In reviewing the factual sufficiency of the evidence, we consider all of the evidence in the
record. Ortiz v. Jones, 917 S.W.2d 770, 772 (Tex. 1996). If a party is attacking the factual
sufficiency of an issue upon which it had the burden of proof, it must demonstrate that the adverse
finding is against the great weight and preponderance of the evidence. Croucher v. Croucher, 660
S.W.2d 55, 58 (Tex. 1983); Marrs and Smith Partnership v. D.K. Boyd Oil and Gas Co., Inc., 223
S.W.3d 1, 14 (Tex.App.–El Paso 2005, pet. denied). In reviewing a factual sufficiency issue, we
must first examine the record to determine if there is some evidence to support the finding; if so,
then we must determine whether the failure to find is so contrary to the overwhelming weight and
preponderance of the evidence as to be clearly wrong and manifestly unjust. Cain v. Bain, 709
S.W.2d 175, 176 (Tex. 1986).
APPLICATION
In Montelongo’s appeal of the trial court’s Order Setting Supersedeas Bond he argues that
the trial court abused its discretion in not making a proper net worth determination and in setting the
bond amount too high. On May 21, 2009, the trial court found Montelongo’s net worth to be
$465,452 and it set the bond amount at $232,726. Appellant argued at a hearing on the Motion to
Contest Judgment that the judgment itself should be considered in calculating net worth. Appellant
conceded that there is no decision, by any court in the State of Texas, concerning whether or not the
judgment itself should be included as part of a net worth determination. Cisneros argued that the
homestead, while exempt from execution, should also be included in a net worth determination. The
Appellee argued that the net worth determination is simply used to determine whether the Appellant
has enough resources to prosecute an appeal. The trial judge ultimately decided to exclude both the
Appellant’s homestead and the judgment from his net worth. Initially Appellant argued that only
the judgment should have been included in the net worth determination but now argues that both the
judgment for $352,903.09 and the value of the homestead should be included.
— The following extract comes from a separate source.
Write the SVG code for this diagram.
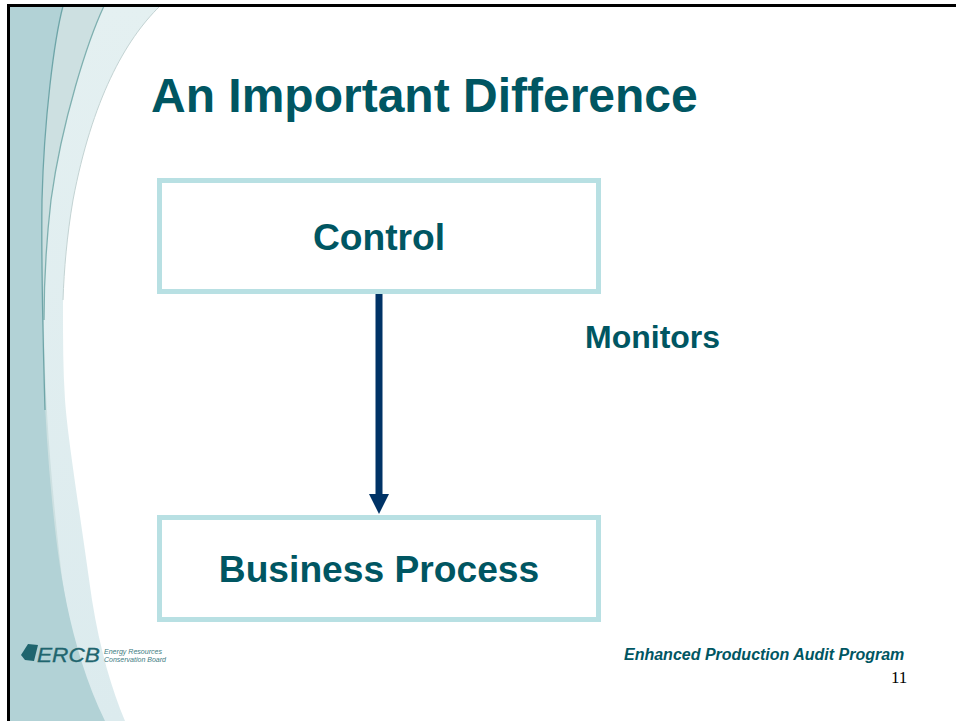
<svg xmlns="http://www.w3.org/2000/svg" width="956" height="721" viewBox="0 0 956 721">
<style>
.h{font-family:"Liberation Sans",Arial,sans-serif;font-weight:bold;fill:#005662}
.box{fill:#fff;stroke:#b8e0e3;stroke-width:5}
.c{text-anchor:middle;font-size:37.200px}
</style>
<defs>
<linearGradient id="g1" x1="0" y1="0" x2="0" y2="1"><stop offset="0" stop-color="#e4f0f1"/><stop offset="1" stop-color="#dcebee"/></linearGradient>
<marker id="ah" markerUnits="userSpaceOnUse" markerWidth="20" markerHeight="20" refX="0" refY="10" orient="auto"><path d="M0 0L20 10L0 20Z" fill="#003366"/></marker>
</defs>
<rect width="956" height="721" fill="#fff"/>
<g id="background">
<path d="M160 6C125 40 92 100 73 200C65 250 63 280 63 310C63 340 63 370 65 400C68 440 78 500 92 600C100 650 112 690 125 721H9V6Z" fill="url(#g1)"/>
<path d="M160 6C125 40 92 100 73 200C67 235 64 270 63 300" fill="none" stroke="#c3d3d3" stroke-width="1"/>
<path d="M104 6C88 40 62 120 51 200C47 235 44 270 44 330C45 400 50 470 60 560C66 620 84 680 100 721H9V6Z" fill="#cde0e1"/>
<path d="M104 6C88 40 62 120 51 200C47 235 44 270 44 320" fill="none" stroke="#7fb0b0" stroke-width="1.300"/>
<path d="M63 6C54 40 44 120 42 200C41 290 42 400 52 500C57 550 66 640 105 721H9V6Z" fill="#b2d2d6"/>
<path d="M63 6C54 40 44 120 42 200C41 270 43 340 45 410" fill="none" stroke="#6ea5a8" stroke-width="1.300"/>
<path d="M9 5.500H956M8.500 4V721" fill="none" stroke="#000" stroke-width="3"/>
</g>
<text class="h" x="151" y="112" font-size="48px">An Important Difference</text>
<g id="control"><rect class="box" x="159.500" y="180.500" width="439" height="111"/><text class="h c" x="379" y="250">Control</text></g>
<g id="business-process"><rect class="box" x="159.500" y="517.500" width="439" height="102"/><text class="h c" x="379" y="582">Business Process</text></g>
<g id="connectors"><line x1="379" y1="294" x2="379" y2="494" stroke="#003366" stroke-width="7" marker-end="url(#ah)"/></g>
<text class="h" x="585" y="348" font-size="32px">Monitors</text>
<g id="logo">
<path d="M28 644L38 645L34 661L25 660L21 655Z" fill="#1f656e"/>
<text x="37" y="662" font-family="Liberation Sans,sans-serif" font-style="italic" font-size="20px" fill="#1f656e" stroke="#1f656e" stroke-width="0.300" textLength="63" lengthAdjust="spacingAndGlyphs">ERCB</text>
<text font-family="Liberation Sans,sans-serif" font-style="italic" font-size="7.500px" fill="#3d7b82"><tspan x="104" y="654" textLength="58" lengthAdjust="spacingAndGlyphs">Energy Resources</tspan><tspan x="104" y="662" textLength="62" lengthAdjust="spacingAndGlyphs">Conservation Board</tspan></text>
</g>
<text class="h" x="624" y="660" font-size="16px" font-style="italic">Enhanced Production Audit Program</text>
<text x="891" y="683" font-family="Liberation Serif,serif" font-size="17px" fill="#000">11</text>
</svg>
After a review of the law, the briefs, and the record, Appellant cites no authority, nor can we
find any authority, supporting the contention that the judgment and the homestead must be included
in calculating net worth in a supercedeas situation. The trial court was presented with logical
arguments why the homestead and the judgment should be included in determining net worth.
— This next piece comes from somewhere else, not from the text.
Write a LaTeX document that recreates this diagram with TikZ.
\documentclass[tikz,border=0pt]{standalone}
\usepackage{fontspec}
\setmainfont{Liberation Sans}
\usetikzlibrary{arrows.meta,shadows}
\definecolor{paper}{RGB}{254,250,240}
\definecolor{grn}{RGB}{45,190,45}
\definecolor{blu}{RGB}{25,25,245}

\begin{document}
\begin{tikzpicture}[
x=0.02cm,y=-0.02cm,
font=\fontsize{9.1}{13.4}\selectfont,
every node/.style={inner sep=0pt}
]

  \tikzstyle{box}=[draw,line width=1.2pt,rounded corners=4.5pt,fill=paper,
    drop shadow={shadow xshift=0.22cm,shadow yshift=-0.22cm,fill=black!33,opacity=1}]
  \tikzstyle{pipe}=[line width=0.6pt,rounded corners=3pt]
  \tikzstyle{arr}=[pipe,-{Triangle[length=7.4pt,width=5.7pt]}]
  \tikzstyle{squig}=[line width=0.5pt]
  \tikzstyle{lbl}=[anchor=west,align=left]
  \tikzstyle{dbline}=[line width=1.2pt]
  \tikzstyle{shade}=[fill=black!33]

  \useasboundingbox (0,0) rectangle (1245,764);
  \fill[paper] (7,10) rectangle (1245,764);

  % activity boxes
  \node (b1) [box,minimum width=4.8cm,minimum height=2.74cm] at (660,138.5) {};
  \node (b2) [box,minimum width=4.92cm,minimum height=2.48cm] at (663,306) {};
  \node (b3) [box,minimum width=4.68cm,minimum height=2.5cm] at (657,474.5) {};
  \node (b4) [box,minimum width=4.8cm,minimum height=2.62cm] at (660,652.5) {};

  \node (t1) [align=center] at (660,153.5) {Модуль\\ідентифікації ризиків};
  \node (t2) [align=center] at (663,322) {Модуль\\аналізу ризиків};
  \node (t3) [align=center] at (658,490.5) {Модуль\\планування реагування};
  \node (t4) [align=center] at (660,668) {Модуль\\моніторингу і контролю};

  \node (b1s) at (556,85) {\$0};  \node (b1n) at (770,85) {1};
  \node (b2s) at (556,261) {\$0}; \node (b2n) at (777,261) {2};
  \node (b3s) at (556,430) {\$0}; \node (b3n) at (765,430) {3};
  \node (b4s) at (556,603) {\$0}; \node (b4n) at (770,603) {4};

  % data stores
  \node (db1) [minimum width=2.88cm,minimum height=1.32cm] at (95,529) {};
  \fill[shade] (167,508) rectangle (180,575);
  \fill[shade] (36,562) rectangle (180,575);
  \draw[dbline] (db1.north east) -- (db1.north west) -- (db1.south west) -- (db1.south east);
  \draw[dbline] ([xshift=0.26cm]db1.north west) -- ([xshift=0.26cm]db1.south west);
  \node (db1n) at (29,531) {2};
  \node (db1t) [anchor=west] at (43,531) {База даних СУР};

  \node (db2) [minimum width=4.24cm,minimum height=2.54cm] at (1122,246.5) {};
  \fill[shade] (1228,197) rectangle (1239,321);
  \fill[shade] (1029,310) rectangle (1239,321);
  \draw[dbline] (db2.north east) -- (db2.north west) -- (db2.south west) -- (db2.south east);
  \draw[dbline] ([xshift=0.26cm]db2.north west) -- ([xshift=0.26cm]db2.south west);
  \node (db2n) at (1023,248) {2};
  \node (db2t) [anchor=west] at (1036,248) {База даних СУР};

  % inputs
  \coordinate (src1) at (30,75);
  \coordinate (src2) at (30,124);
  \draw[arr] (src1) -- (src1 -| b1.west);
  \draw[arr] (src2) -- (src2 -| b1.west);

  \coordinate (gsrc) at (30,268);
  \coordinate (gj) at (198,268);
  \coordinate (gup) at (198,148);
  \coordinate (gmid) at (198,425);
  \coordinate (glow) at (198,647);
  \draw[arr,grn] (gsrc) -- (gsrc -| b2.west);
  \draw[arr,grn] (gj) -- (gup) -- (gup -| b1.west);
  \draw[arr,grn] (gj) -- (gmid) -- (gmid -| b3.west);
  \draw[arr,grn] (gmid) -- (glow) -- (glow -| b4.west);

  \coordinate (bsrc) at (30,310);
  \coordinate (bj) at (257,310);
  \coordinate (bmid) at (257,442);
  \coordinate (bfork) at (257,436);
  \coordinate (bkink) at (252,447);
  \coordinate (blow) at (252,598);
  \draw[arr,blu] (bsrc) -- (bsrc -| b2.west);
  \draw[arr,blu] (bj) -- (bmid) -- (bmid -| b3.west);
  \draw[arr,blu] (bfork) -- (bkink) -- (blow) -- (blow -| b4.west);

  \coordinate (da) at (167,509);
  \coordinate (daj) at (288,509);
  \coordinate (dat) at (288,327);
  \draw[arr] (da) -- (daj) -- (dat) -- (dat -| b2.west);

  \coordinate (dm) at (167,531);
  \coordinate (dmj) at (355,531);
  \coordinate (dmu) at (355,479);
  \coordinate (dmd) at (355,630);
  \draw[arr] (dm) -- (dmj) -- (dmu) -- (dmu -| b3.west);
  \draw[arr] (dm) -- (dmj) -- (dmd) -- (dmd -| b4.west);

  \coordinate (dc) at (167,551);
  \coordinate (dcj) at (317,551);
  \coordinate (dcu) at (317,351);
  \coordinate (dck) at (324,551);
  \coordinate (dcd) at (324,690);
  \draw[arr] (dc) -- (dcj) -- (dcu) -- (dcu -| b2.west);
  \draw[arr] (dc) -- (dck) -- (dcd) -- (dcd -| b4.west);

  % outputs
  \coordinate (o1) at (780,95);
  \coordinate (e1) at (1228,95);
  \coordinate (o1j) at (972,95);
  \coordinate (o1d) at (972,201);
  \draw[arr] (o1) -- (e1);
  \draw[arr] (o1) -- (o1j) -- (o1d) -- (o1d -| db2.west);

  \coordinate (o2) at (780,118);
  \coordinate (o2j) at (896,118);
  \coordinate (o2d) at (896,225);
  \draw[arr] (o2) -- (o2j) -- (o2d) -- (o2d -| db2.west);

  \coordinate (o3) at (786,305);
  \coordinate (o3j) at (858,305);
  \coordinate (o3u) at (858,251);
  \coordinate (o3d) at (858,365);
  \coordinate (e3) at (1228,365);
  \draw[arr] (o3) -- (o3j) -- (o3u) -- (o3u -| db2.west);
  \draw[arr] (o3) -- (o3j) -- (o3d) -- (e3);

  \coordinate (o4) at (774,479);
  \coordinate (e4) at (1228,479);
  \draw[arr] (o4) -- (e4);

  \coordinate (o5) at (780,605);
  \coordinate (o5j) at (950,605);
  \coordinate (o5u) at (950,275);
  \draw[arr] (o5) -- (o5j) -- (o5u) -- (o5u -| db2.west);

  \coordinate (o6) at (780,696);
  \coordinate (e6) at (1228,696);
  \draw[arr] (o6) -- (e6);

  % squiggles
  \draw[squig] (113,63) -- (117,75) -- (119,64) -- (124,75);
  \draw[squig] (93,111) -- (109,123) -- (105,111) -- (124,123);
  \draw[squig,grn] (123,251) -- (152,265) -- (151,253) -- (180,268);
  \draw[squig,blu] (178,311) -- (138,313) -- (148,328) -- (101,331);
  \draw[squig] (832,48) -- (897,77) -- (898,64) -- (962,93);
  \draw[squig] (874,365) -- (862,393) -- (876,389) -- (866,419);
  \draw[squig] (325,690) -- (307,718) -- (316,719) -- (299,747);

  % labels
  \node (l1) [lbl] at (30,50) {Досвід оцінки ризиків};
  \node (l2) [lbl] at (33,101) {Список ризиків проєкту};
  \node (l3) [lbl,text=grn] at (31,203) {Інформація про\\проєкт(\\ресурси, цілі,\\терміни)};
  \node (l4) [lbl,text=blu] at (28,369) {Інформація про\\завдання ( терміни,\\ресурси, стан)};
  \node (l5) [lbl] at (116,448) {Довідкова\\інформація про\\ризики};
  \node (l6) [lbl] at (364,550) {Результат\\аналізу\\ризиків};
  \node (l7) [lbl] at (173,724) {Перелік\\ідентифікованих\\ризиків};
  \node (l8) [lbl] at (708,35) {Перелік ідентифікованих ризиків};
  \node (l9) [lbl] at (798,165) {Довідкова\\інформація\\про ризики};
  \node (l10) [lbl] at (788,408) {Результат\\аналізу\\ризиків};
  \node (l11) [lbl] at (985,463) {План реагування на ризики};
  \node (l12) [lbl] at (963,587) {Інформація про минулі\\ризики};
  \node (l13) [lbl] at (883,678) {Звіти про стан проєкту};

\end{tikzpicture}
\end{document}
Appellee argues that in some cases the amount of the judgment would be greater than a judgment
debtor’s net worth, which would lead to a person having a negative net worth, meaning the debtor
would not have to post any bond. The Appellant counters by arguing that if an individual was to
apply at a bank for a loan, a large judgment would be included in the evaluation of that person’s net
worth. On the issue of the homestead, the Appellant initially argued that because the property is
exempt it should not be included. As stated before the Appellant now argues that the value of the
homestead should be included in net worth calculations. The Appellee argues that the sole purpose
of the bond is to determine if the judgment debtor has enough funds to pursue an appeal, and he
agrees the homestead should be included, presumably because it could be used as collateral to obtain
a bond or loan.
While the arguments above are interesting, at this time the Court passes on the opportunity
to answer what specifically must be included in a net-worth determination. The Appellant carried
his burden of filing an affidavit of net worth, which is prima facie evidence of the net worth.
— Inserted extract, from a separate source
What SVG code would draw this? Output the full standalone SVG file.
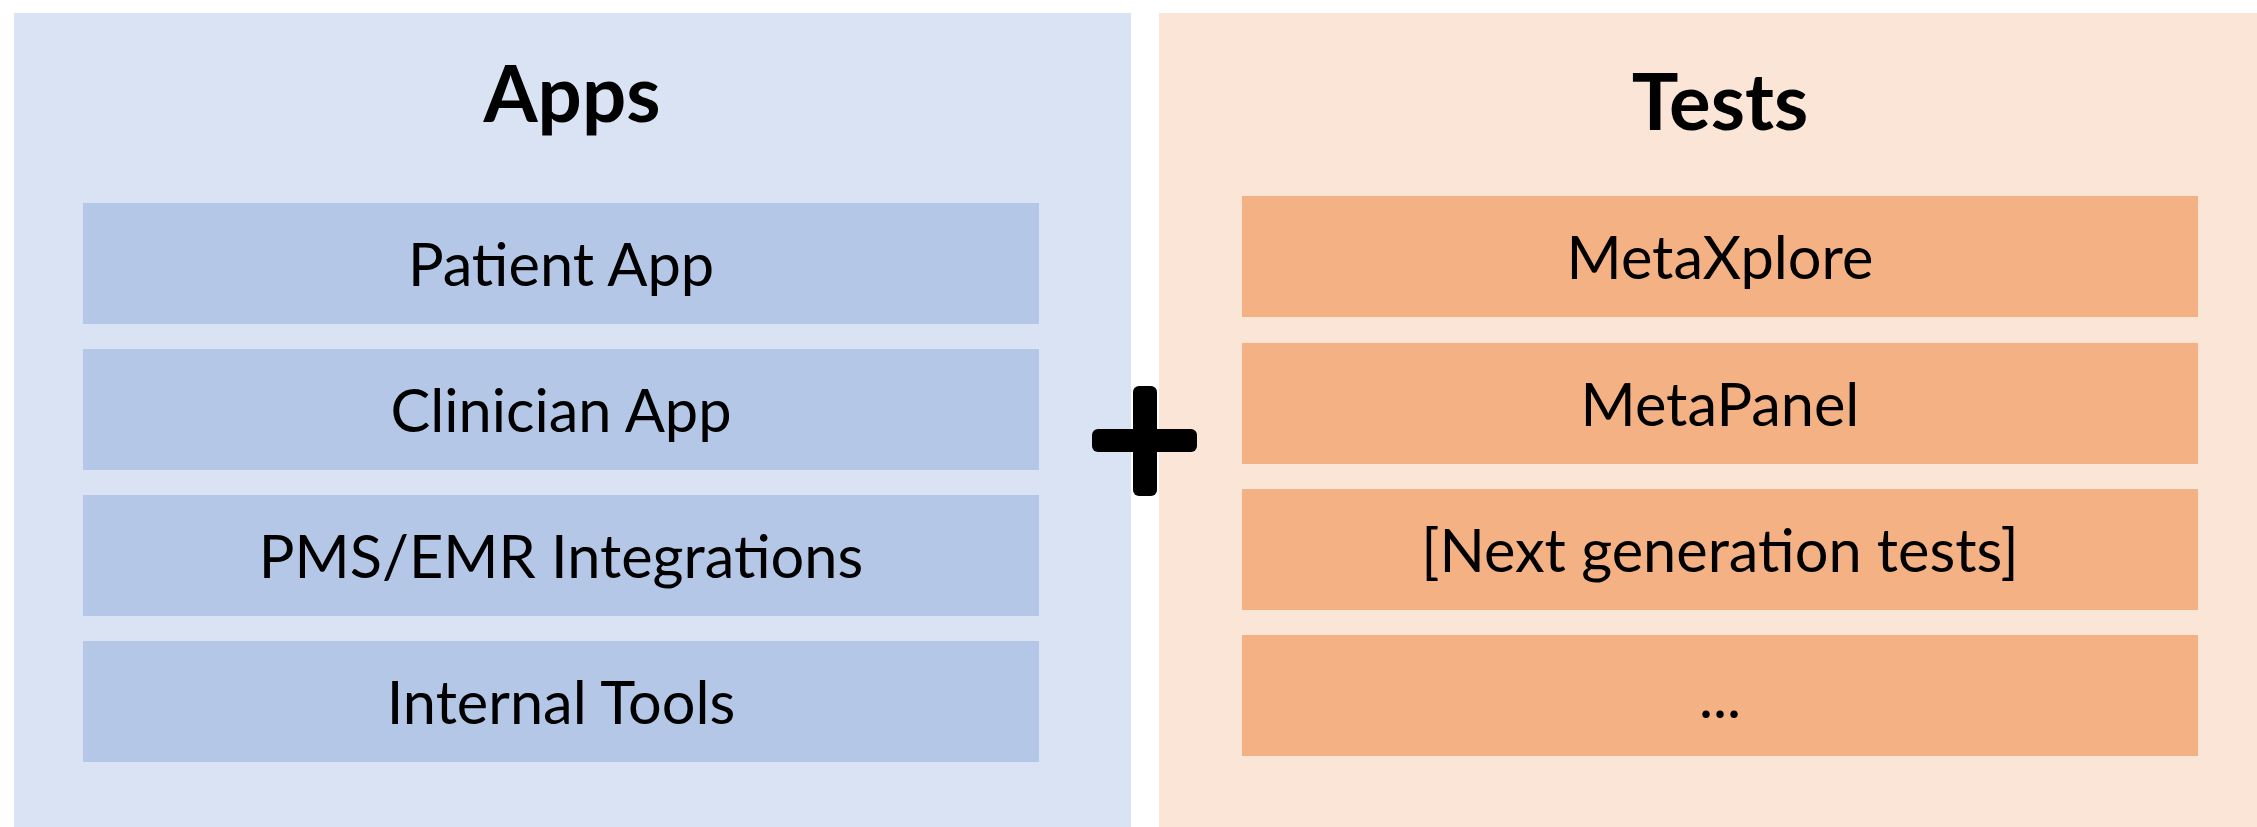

TEX .R.APP .P. 24.2(c)(1). In turn, a judgment creditor may file a contest to the debtor’s affidavit of
net worth, which occurred in this case. TEX .R.APP .P. 24.2(c)(2). In the absence of controlling law
or expert testimony, utilizing the Generally Accepted Account Principles (GAAP), the trial court was
left to decide between two policy arguments. The trial court determined that because the judgment
is a contingent liability and because the homestead is exempt from execution they would not be
included in the net worth calculation. We find that the trial court did not abuse its discretion because
the trial court did not act without reference to any guiding rules or principles. Downer, 701 S.W.2d
at 241-42. Had the Appellant presented case law or expert testimony that a homestead or a judgment
must be included under the GAAP the outcome could have been different.
CONCLUSION
We find that the trial court did nor err and affirm the ruling of the trial court. Appellant’s
Motion Pursuant to Appellate Rule 24.4 to Appeal Trial Court’s Order Setting Amount of
Supersedeas Bond is denied.
GUADALUPE RIVERA, Justice
July 8, 2009
Before Chew, C.J., McClure, and Rivera, JJ.